Work to do
Go through the records underneath and count the lines that include the string "seaborn". Give nothing but the number.

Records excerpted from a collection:
_ _ _
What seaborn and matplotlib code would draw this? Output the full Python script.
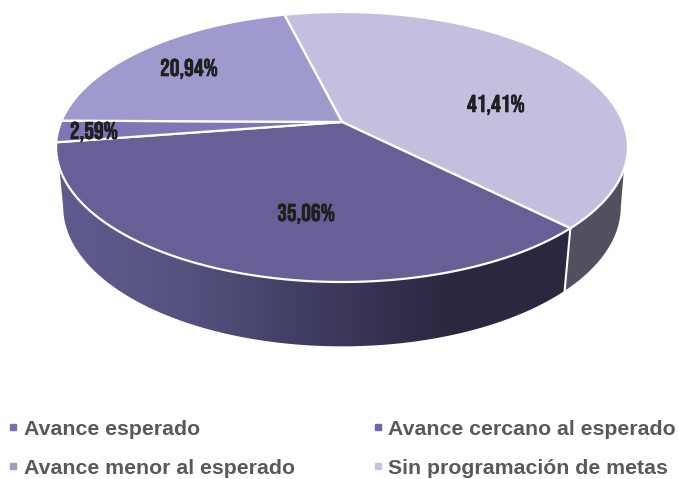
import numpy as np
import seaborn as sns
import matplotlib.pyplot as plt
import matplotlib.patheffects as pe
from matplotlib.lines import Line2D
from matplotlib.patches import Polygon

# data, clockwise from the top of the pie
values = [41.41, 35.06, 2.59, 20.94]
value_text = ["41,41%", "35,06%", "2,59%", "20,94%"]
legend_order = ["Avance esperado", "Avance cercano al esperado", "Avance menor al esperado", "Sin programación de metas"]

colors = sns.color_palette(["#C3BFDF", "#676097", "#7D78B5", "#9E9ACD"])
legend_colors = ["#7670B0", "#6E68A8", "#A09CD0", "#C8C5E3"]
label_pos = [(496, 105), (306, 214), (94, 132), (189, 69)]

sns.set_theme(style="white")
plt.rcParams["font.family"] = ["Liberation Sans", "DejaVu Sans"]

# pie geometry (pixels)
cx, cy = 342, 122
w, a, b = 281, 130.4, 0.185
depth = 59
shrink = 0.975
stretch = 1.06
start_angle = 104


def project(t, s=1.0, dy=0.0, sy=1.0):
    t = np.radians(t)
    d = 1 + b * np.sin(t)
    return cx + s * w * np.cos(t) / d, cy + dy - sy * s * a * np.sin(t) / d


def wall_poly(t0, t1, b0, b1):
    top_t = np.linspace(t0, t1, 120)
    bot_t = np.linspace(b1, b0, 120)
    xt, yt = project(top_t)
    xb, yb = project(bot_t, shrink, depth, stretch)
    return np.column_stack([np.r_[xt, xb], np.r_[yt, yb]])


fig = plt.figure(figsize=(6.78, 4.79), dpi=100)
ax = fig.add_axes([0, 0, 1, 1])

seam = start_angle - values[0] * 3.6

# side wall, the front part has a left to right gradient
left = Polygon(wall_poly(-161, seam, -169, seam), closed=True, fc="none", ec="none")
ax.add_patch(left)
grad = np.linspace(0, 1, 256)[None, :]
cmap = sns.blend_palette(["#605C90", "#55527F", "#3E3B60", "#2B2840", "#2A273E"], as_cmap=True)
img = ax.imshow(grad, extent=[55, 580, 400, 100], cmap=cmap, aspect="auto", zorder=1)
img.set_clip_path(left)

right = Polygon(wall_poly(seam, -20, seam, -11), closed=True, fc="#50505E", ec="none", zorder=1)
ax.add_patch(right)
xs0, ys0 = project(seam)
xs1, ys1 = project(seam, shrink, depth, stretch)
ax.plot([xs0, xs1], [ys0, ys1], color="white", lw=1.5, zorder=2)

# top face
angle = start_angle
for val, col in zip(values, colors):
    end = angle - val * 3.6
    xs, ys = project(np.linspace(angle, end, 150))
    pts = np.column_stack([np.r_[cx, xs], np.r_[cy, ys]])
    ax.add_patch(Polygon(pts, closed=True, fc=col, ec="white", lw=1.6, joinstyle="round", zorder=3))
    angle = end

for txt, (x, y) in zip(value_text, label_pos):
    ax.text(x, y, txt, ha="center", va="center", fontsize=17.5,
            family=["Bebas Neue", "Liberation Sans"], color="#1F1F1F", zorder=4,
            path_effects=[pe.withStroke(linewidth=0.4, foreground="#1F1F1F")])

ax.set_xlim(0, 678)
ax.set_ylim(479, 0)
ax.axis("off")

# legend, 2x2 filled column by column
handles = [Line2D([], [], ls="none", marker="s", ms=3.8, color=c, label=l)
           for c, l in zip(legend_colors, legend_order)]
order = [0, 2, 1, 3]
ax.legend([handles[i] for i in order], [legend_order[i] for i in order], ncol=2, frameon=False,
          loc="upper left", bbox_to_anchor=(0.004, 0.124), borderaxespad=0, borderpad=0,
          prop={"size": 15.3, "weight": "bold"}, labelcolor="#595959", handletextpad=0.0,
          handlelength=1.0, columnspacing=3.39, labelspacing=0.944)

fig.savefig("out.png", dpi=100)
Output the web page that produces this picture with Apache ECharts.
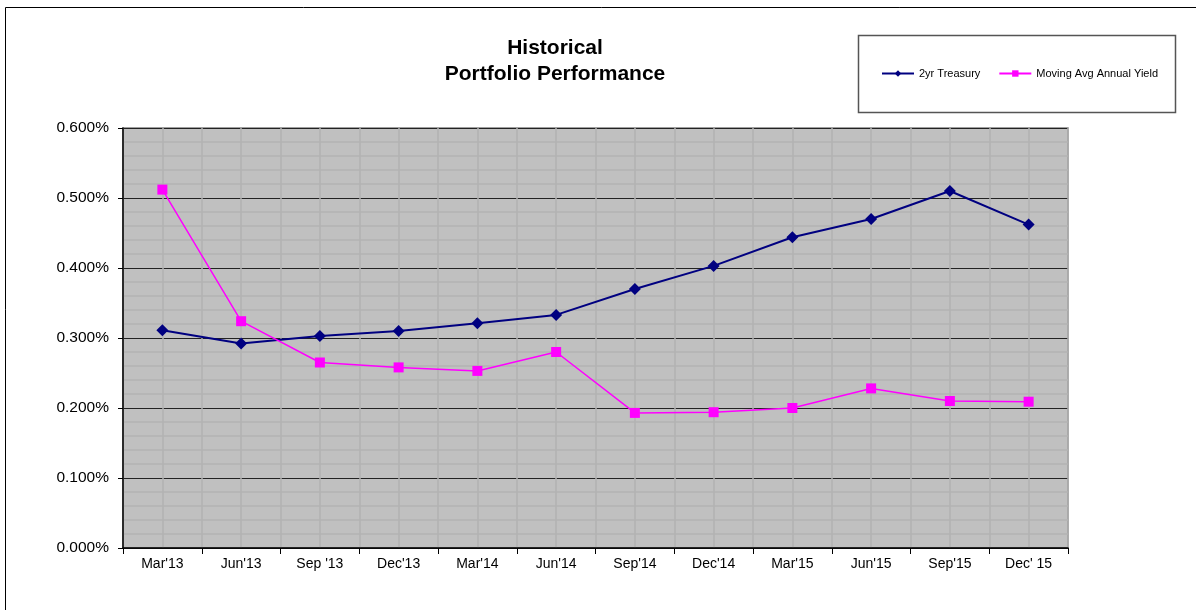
_ _ _
Exercise solution
2